Comparativistics in Linguistics: from Basics to Details
Alexei Kassian, famous linguist and senior research fellow of the RAS Institute of Linguistics, and someone whose name is associated with fascinating discoveries in the field of comparative-historical language studies, visited HSE University to give students in linguistics a lecture on the subtleties of phylogenetic analysis, computer tools, and the reconstruction of ancient languages.
How can phylogeny help linguists in their research? Can we reconstruct the branching of the original Indo-European language? These questions can be answered through comparative-historical language studies, one of the most fascinating and yet challenging fields of linguistics.Alexei Kassian, PhD in Philology, famous Russian linguist and senior research fellow of the Institute of Linguistics, the Russian Academy of Sciences, visited HSE University in Nizhny Novgorod. He gave an introductory lecture on comparative-historical language studies for students of the bachelor’s programme ‘Fundamental and Applied Linguistics’, and spoke about the phonetic and semantic reconstruction of ancient languages and the interaction of sciences in comparative-historical language research.
As a first-year student who has only just begun studying linguistics, I found Alexei Kassian’s lecture fairly complex in terms of the concepts, but quite easy to understand. I think this was largely due to the examples that the lecturer provided for almost all of his arguments, his simple-to-follow explanations, and effective interaction with the audience. Like many of my classmates, I still have some things to learn and clarify after this lecture. But comparative-historical linguistics has become much clearer to me.
student of Fundamental and Applied Linguistics
‘The lecture was based on the basics-to-details approach, so when the linguist spoke about the subtleties of research methods, such as the Mantel tests or the various types of phylogenetic analysis algorithms, even students who didn’t know anything about comparative linguistics could understand and follow what was being said. I was particularly interested in using the matrix method to compare cognate languages,’ said Maya Artukh, student of Fundamental and Applied Linguistics.
I would like to point out that as a result of the speaker’s enthusiasm, many of the audience felt inspired to do their own research in this particular scientific field.

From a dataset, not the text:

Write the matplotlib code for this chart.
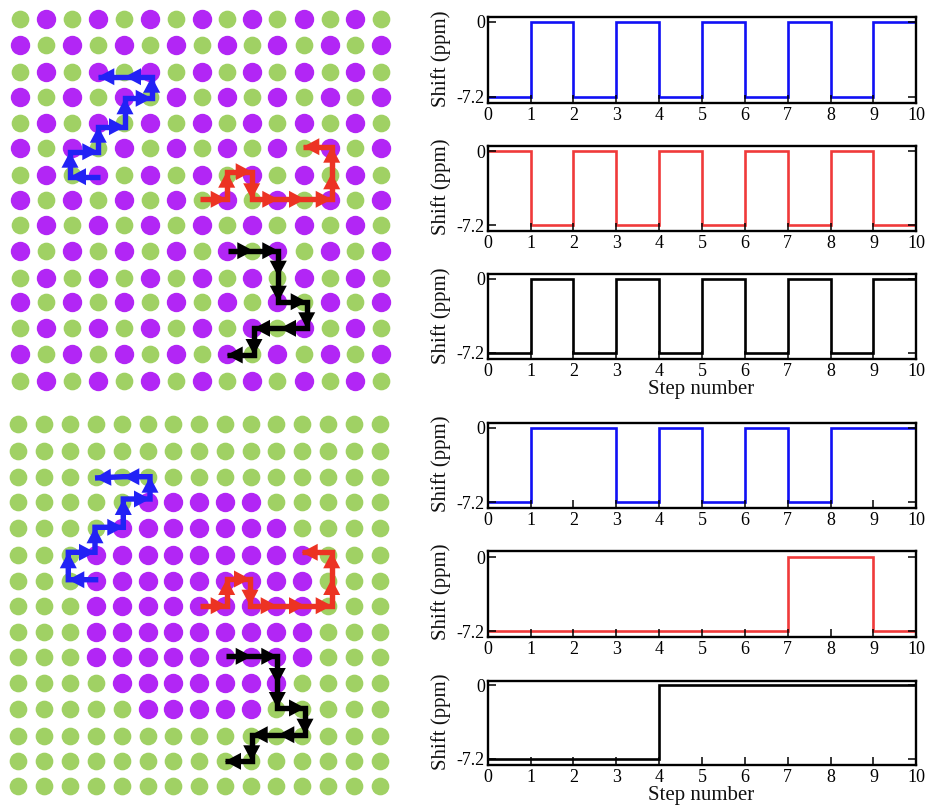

Although comparative-historical linguistics has existed as a science for a long time and can boast a number of achievements, it continues to develop. Alexei Kassian and his students have come up with a new approach to facilitate comparison of languages that belong to the same language family. This is an excellent example of how a teacher and his students can put knowledge into practice. I would like to thank Alexei Kassian for a brilliant lecture.’